Coach Adrian Daniel will see only senior starter Kelton Carver and reserve Angel Marmolejo not coming back and has a wealth of talent with the likes of Bryson Wilson, Jaxon Bowman, Joe Jasso, John Mark Cooke, Christopher Garcia and Jo Jo Hernandez returning to challenge Electra for the top spot in 16-1A.
It was a rebuilding year for the Houndettes, who won only one game, but underclassmen got a lot of valuable experience. They’ll move forward under a new coach since Matt Acree is leaving.
In closing, I wanted to offer special thanks to Carter and Daniel for all their extra efforts to keep me up to date on their teams. Sometimes fans like to hear the comments of the coaches rather than just seeing scores of the game.

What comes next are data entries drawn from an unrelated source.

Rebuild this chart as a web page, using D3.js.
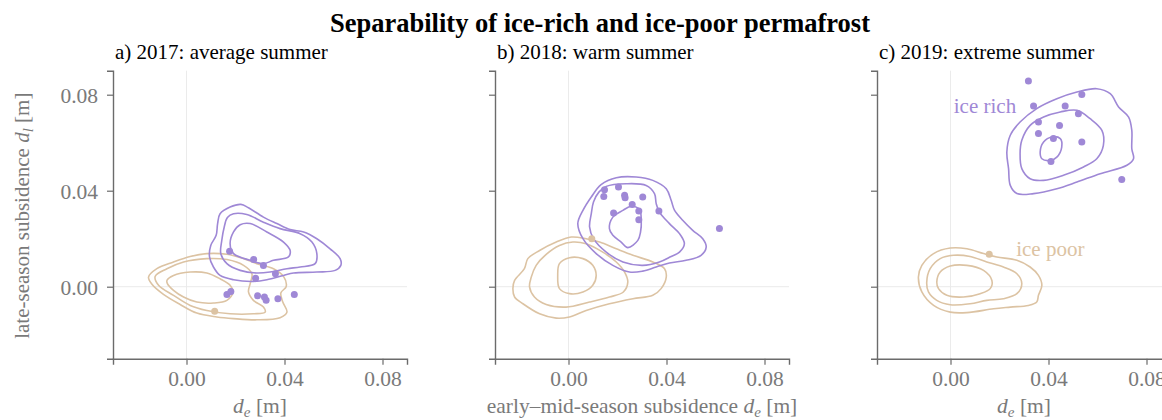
<!DOCTYPE html>
<html><head><meta charset="utf-8">
<script src="https://cdn.jsdelivr.net/npm/d3@7"></script>
<style>
html,body{margin:0;padding:0;background:#fff;}
text{font-family:"Liberation Serif","Times New Roman",serif;}
</style></head>
<body><svg id="chart" width="1162" height="420"></svg>
<script>
// ---------- data ----------
const chartTitle = "Separability of ice-rich and ice-poor permafrost";
const panelTitles = ["a) 2017: average summer", "b) 2018: warm summer", "c) 2019: extreme summer"];
const xLabelTexts = ["", "early\u2013mid-season subsidence ", ""];
const yLabelText = "late-season subsidence ";
const axisDomain = [-0.03, 0.09];
const xTickValues = [0, 0.04, 0.08];
const yTickValues = [0, 0.04, 0.08];

// ice-rich points (d_e, d_l) per year
const rich2017 = [[0.0176,0.0148],[0.0274,0.0113],[0.0314,0.0088],[0.0363,0.0054],[0.0282,0.0035],
  [0.0165,-0.0032],[0.0181,-0.0020],[0.0290,-0.0038],[0.0318,-0.0043],[0.0325,-0.0056],[0.0373,-0.0050],[0.0440,-0.0033]];
const rich2018 = [[0.0147,0.0404],[0.0144,0.0376],[0.0204,0.0415],[0.0229,0.0381],[0.0231,0.0371],[0.0303,0.0374],
  [0.0260,0.0342],[0.0287,0.0315],[0.0184,0.0307],[0.0287,0.0279],[0.0369,0.0315],[0.0616,0.0242]];
const rich2019 = [[0.0318,0.0857],[0.0339,0.0753],[0.0468,0.0753],[0.0536,0.0801],[0.0522,0.0721],[0.0359,0.0686],
  [0.0445,0.0672],[0.0359,0.0638],[0.0420,0.0617],[0.0536,0.0603],[0.0410,0.0522],[0.0699,0.0447]];
// ice-poor points
const poor2017 = [[0.0115,-0.0102]];
const poor2018 = [[0.0095,0.0200]];
const poor2019 = [[0.0158,0.0135]];

// density contours (outer, middle, inner) traced in data units
const richContours2017 = [
  [[0.0222,0.0343],[0.0253,0.0329],[0.0314,0.0290],[0.0369,0.0263],[0.0423,0.0238],[0.0478,0.0228],[0.0532,0.0200],
   [0.0586,0.0158],[0.0627,0.0117],[0.0630,0.0089],[0.0607,0.0068],[0.0532,0.0061],[0.0437,0.0057],[0.0396,0.0047],
   [0.0328,0.0029],[0.0273,0.0022],[0.0192,0.0029],[0.0137,0.0047],[0.0110,0.0082],[0.0094,0.0124],[0.0099,0.0172],
   [0.0121,0.0214],[0.0127,0.0263],[0.0137,0.0304],[0.0178,0.0332]],
  [[0.0192,0.0304],[0.0246,0.0301],[0.0314,0.0269],[0.0382,0.0242],[0.0464,0.0221],[0.0512,0.0186],[0.0532,0.0138],
   [0.0525,0.0096],[0.0464,0.0082],[0.0410,0.0075],[0.0341,0.0061],[0.0287,0.0057],[0.0219,0.0068],[0.0165,0.0096],
   [0.0140,0.0138],[0.0144,0.0193],[0.0154,0.0249],[0.0167,0.0288]],
  [[0.0219,0.0258],[0.0260,0.0263],[0.0328,0.0228],[0.0396,0.0186],[0.0423,0.0151],[0.0416,0.0124],[0.0355,0.0110],
   [0.0314,0.0096],[0.0260,0.0110],[0.0192,0.0138],[0.0178,0.0179],[0.0192,0.0228]]
];
const poorContours2017 = [
  [[-0.0155,0.0040],[-0.0121,0.0075],[-0.0053,0.0103],[0.0015,0.0126],[0.0083,0.0138],[0.0165,0.0135],[0.0233,0.0117],
   [0.0287,0.0096],[0.0355,0.0075],[0.0396,0.0043],[0.0407,0.0001],[0.0385,-0.0026],[0.0393,-0.0064],[0.0410,-0.0106],
   [0.0382,-0.0129],[0.0287,-0.0138],[0.0192,-0.0133],[0.0124,-0.0126],[0.0042,-0.0110],[-0.0026,-0.0074],
   [-0.0094,-0.0032],[-0.0141,0.0010]],
  [[-0.0128,0.0043],[-0.0080,0.0075],[-0.0012,0.0103],[0.0083,0.0117],[0.0165,0.0113],[0.0233,0.0089],[0.0267,0.0054],
   [0.0260,0.0013],[0.0253,-0.0022],[0.0273,-0.0057],[0.0314,-0.0085],[0.0321,-0.0106],[0.0273,-0.0113],[0.0178,-0.0113],
   [0.0083,-0.0099],[0.0015,-0.0078],[-0.0053,-0.0036],[-0.0114,0.0006]],
  [[-0.0080,0.0026],[-0.0053,0.0047],[0.0015,0.0061],[0.0083,0.0057],[0.0137,0.0033],[0.0178,0.0006],[0.0189,-0.0022],
   [0.0165,-0.0057],[0.0110,-0.0068],[0.0042,-0.0064],[-0.0012,-0.0043],[-0.0053,-0.0015],[-0.0078,0.0013]]
];
const richContours2018 = [
  [[0.0195,0.0454],[0.0276,0.0457],[0.0344,0.0443],[0.0399,0.0408],[0.0419,0.0360],[0.0433,0.0318],[0.0467,0.0276],
   [0.0507,0.0235],[0.0548,0.0200],[0.0562,0.0165],[0.0541,0.0131],[0.0480,0.0110],[0.0412,0.0099],[0.0358,0.0082],
   [0.0303,0.0065],[0.0249,0.0061],[0.0181,0.0089],[0.0113,0.0138],[0.0059,0.0200],[0.0038,0.0263],[0.0059,0.0318],
   [0.0093,0.0374],[0.0133,0.0425]],
  [[0.0154,0.0418],[0.0235,0.0429],[0.0317,0.0422],[0.0351,0.0388],[0.0358,0.0346],[0.0371,0.0311],[0.0412,0.0263],
   [0.0453,0.0221],[0.0473,0.0179],[0.0453,0.0144],[0.0419,0.0126],[0.0371,0.0103],[0.0303,0.0089],[0.0222,0.0103],
   [0.0154,0.0144],[0.0102,0.0200],[0.0086,0.0249],[0.0093,0.0304],[0.0102,0.0353],[0.0124,0.0394]],
  [[0.0167,0.0242],[0.0181,0.0290],[0.0222,0.0318],[0.0256,0.0335],[0.0290,0.0321],[0.0297,0.0276],[0.0294,0.0228],
   [0.0283,0.0193],[0.0242,0.0163],[0.0215,0.0186],[0.0181,0.0214]]
];
const poorContours2018 = [
  [[-0.0227,-0.0008],[-0.0220,0.0026],[-0.0180,0.0075],[-0.0166,0.0117],[-0.0118,0.0151],[-0.0050,0.0186],[0.0011,0.0207],
   [0.0072,0.0200],[0.0127,0.0186],[0.0195,0.0158],[0.0263,0.0131],[0.0344,0.0103],[0.0392,0.0075],[0.0399,0.0040],
   [0.0378,-0.0008],[0.0344,-0.0036],[0.0263,-0.0050],[0.0167,-0.0071],[0.0072,-0.0099],[0.0004,-0.0126],
   [-0.0050,-0.0131],[-0.0118,-0.0113],[-0.0186,-0.0071],[-0.0220,-0.0043]],
  [[-0.0159,-0.0001],[-0.0152,0.0040],[-0.0132,0.0089],[-0.0091,0.0135],[-0.0037,0.0172],[0.0018,0.0186],[0.0072,0.0179],
   [0.0140,0.0144],[0.0195,0.0103],[0.0229,0.0061],[0.0242,0.0019],[0.0224,-0.0022],[0.0167,-0.0043],[0.0086,-0.0064],
   [-0.0010,-0.0085],[-0.0091,-0.0074],[-0.0139,-0.0043]],
  [[-0.0044,0.0047],[-0.0037,0.0096],[0.0004,0.0121],[0.0059,0.0117],[0.0099,0.0089],[0.0113,0.0047],[0.0099,0.0006],
   [0.0059,-0.0022],[0.0004,-0.0029],[-0.0037,-0.0008]]
];
const richContours2019 = [
  [[0.0230,0.0561],[0.0244,0.0631],[0.0284,0.0686],[0.0352,0.0742],[0.0434,0.0783],[0.0516,0.0811],[0.0597,0.0825],
   [0.0652,0.0804],[0.0686,0.0749],[0.0727,0.0707],[0.0740,0.0651],[0.0740,0.0575],[0.0747,0.0533],[0.0720,0.0506],
   [0.0611,0.0471],[0.0516,0.0436],[0.0434,0.0408],[0.0339,0.0388],[0.0271,0.0388],[0.0244,0.0422],[0.0237,0.0492]],
  [[0.0284,0.0554],[0.0291,0.0610],[0.0325,0.0672],[0.0380,0.0707],[0.0448,0.0728],[0.0516,0.0735],[0.0570,0.0700],
   [0.0618,0.0651],[0.0624,0.0589],[0.0597,0.0533],[0.0543,0.0499],[0.0461,0.0464],[0.0380,0.0443],[0.0325,0.0450],
   [0.0291,0.0492]],
  [[0.0366,0.0561],[0.0380,0.0603],[0.0414,0.0624],[0.0448,0.0617],[0.0454,0.0582],[0.0434,0.0540],[0.0407,0.0526],
   [0.0373,0.0533]]
];
const poorContours2019 = [
  [[-0.0131,0.0040],[-0.0117,0.0089],[-0.0069,0.0138],[-0.0001,0.0161],[0.0067,0.0158],[0.0135,0.0138],[0.0189,0.0124],
   [0.0271,0.0110],[0.0325,0.0082],[0.0359,0.0047],[0.0373,0.0006],[0.0359,-0.0036],[0.0352,-0.0064],[0.0318,-0.0078],
   [0.0244,-0.0085],[0.0176,-0.0092],[0.0067,-0.0108],[-0.0001,-0.0106],[-0.0069,-0.0078],[-0.0117,-0.0022]],
  [[-0.0097,0.0019],[-0.0083,0.0075],[-0.0042,0.0117],[0.0012,0.0131],[0.0080,0.0126],[0.0148,0.0103],[0.0216,0.0082],
   [0.0271,0.0054],[0.0291,0.0013],[0.0271,-0.0029],[0.0216,-0.0050],[0.0148,-0.0057],[0.0080,-0.0071],[-0.0001,-0.0075],
   [-0.0056,-0.0057],[-0.0090,-0.0022]],
  [[-0.0056,0.0019],[-0.0042,0.0061],[-0.0001,0.0086],[0.0067,0.0089],[0.0135,0.0068],[0.0169,0.0026],[0.0162,-0.0008],
   [0.0121,-0.0029],[0.0053,-0.0043],[-0.0015,-0.0036],[-0.0049,-0.0008]]
];
// class labels (panel c)
const classLabels = ["ice rich", "ice poor"];
const classLabelPos = [[0.0268, 0.0722], [0.0268, 0.0130]];

// ---------- drawing ----------
const richColor = "#9f88d6", poorColor = "#dcc3a3";
const svg = d3.select("#chart");
const panelLeft = [113, 495, 877], pw = 294, plotTop = 70.7, plotBottom = 358.7;

const richPts = [rich2017, rich2018, rich2019];
const poorPts = [poor2017, poor2018, poor2019];
const richC = [richContours2017, richContours2018, richContours2019];
const poorC = [poorContours2017, poorContours2018, poorContours2019];

svg.append("text").attr("x", 600).attr("y", 32).attr("text-anchor", "middle")
  .attr("font-size", 26.5).attr("font-weight", "bold").attr("fill", "#000").text(chartTitle);

panelTitles.forEach((t, i) => {
  const x = d3.scaleLinear().domain(axisDomain).range([panelLeft[i], panelLeft[i] + pw]);
  const y = d3.scaleLinear().domain(axisDomain).range([plotBottom, plotTop]);
  const g = svg.append("g");

  // zero lines
  g.append("line").attr("x1", x(0)).attr("x2", x(0)).attr("y1", plotTop).attr("y2", plotBottom)
    .attr("stroke", "#ebebeb").attr("stroke-width", 1);
  g.append("line").attr("x1", x(axisDomain[0])).attr("x2", x(axisDomain[1])).attr("y1", y(0)).attr("y2", y(0))
    .attr("stroke", "#ebebeb").attr("stroke-width", 1);

  // axes
  const xa = g.append("g").attr("transform", `translate(0,${plotBottom})`)
    .call(d3.axisBottom(x).tickValues(xTickValues).tickFormat(d3.format(".2f")).tickSize(6).tickPadding(6));
  const ya = g.append("g").attr("transform", `translate(${panelLeft[i]},0)`)
    .call(d3.axisLeft(y).tickValues(yTickValues).tickFormat(i === 0 ? d3.format(".2f") : () => "").tickSize(6).tickPadding(9));
  [xa, ya].forEach(a => {
    a.select(".domain").attr("stroke", "#6b6b6b").attr("stroke-width", 1.4);
    a.selectAll(".tick line").attr("stroke", "#6b6b6b").attr("stroke-width", 1.2);
    a.selectAll(".tick text").attr("fill", "#7a7a7a").attr("font-size", 21.5)
      .attr("font-family", "'Liberation Serif', serif");
  });
  ya.selectAll(".tick text").attr("dy", "0.34em");

  const line = d3.line().x(d => x(d[0])).y(d => y(d[1])).curve(d3.curveCatmullRomClosed.alpha(0.5));
  g.selectAll(".pc").data(poorC[i]).join("path").attr("d", line)
    .attr("fill", "none").attr("stroke", poorColor).attr("stroke-width", 1.6);
  g.selectAll(".rc").data(richC[i]).join("path").attr("d", line)
    .attr("fill", "none").attr("stroke", richColor).attr("stroke-width", 1.6);

  g.selectAll(".rp").data(richPts[i]).join("circle")
    .attr("cx", d => x(d[0])).attr("cy", d => y(d[1])).attr("r", 3.5).attr("fill", richColor);
  g.selectAll(".pp").data(poorPts[i]).join("circle")
    .attr("cx", d => x(d[0])).attr("cy", d => y(d[1])).attr("r", 3.5).attr("fill", poorColor);

  // panel title
  g.append("text").attr("x", panelLeft[i] + 2).attr("y", 59).attr("font-size", 21).attr("fill", "#000").text(t);

  // x label
  const xl = g.append("text").attr("x", panelLeft[i] + pw / 2).attr("y", 413).attr("text-anchor", "middle")
    .attr("font-size", 21.5).attr("fill", "#7a7a7a");
  xl.append("tspan").text(xLabelTexts[i]);
  xl.append("tspan").attr("font-style", "italic").text("d");
  xl.append("tspan").attr("font-style", "italic").attr("font-size", 15).attr("dy", 4).text("e");
  xl.append("tspan").attr("dy", -4).text(" [m]");

  if (i === 0) {
    const yl = g.append("text").attr("transform", `translate(29,${(plotTop + plotBottom) / 2 + 1}) rotate(-90)`)
      .attr("text-anchor", "middle").attr("font-size", 21).attr("fill", "#7a7a7a");
    yl.append("tspan").text(yLabelText);
    yl.append("tspan").attr("font-style", "italic").text("d");
    yl.append("tspan").attr("font-style", "italic").attr("font-size", 15).attr("dy", 4).text("l");
    yl.append("tspan").attr("dy", -4).text(" [m]");
  }

  if (i === 2) {
    g.append("text").attr("x", x(classLabelPos[0][0])).attr("y", y(classLabelPos[0][1]))
      .attr("text-anchor", "end").attr("font-size", 21).attr("fill", richColor).text(classLabels[0]);
    g.append("text").attr("x", x(classLabelPos[1][0])).attr("y", y(classLabelPos[1][1]))
      .attr("text-anchor", "start").attr("font-size", 21).attr("fill", poorColor).text(classLabels[1]);
  }
});
</script></body></html>
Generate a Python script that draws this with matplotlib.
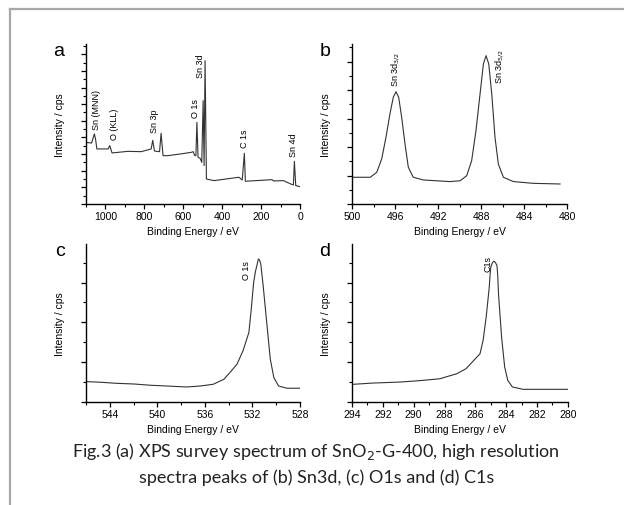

How I became a sportswriter in the first place is an interesting story that I will share with you.
During the second half of my senior year at Vernon High School in 1959, I first enrolled in a shop class. One week into it after seeing all those blades, I decided to join the journalism class.
It was in this class that I met my future wife Betty, who somehow has kept me around for 60 years.
After graduating in May, my English teacher, Mrs. Bryant, alerted one of the editors at the Wichita Falls Record-News that I had enrolled at Midwestern University. I was hired to join the sports staff to work nights (3 p.m. until midnight) and go to school during the day.
Over a year later after marrying Betty, I got a call from the sports editor at the Odessa American and decided to join his staff. He and I spent time playing with the college’s golf coach, who had made a habit of winning national junior college championships. He found out I had eligibility left and offered a partial scholarship to me. I peaked at just the right time during weekly qualifiers and became a member of his next national championship team.
The next step was to join the Abilene Reporter-News two years later as the No. 6 man on its staff that produced morning and afternoon issues. When the editor got fired six months later as I was taking classes at Hardin-Simmons University, the rest of the staff all quit. Suddenly, at the age of 22, I was the sports editor of the paper, a job I kept for seven years.
That’s enough for you to realize how I got started doing something I love doing.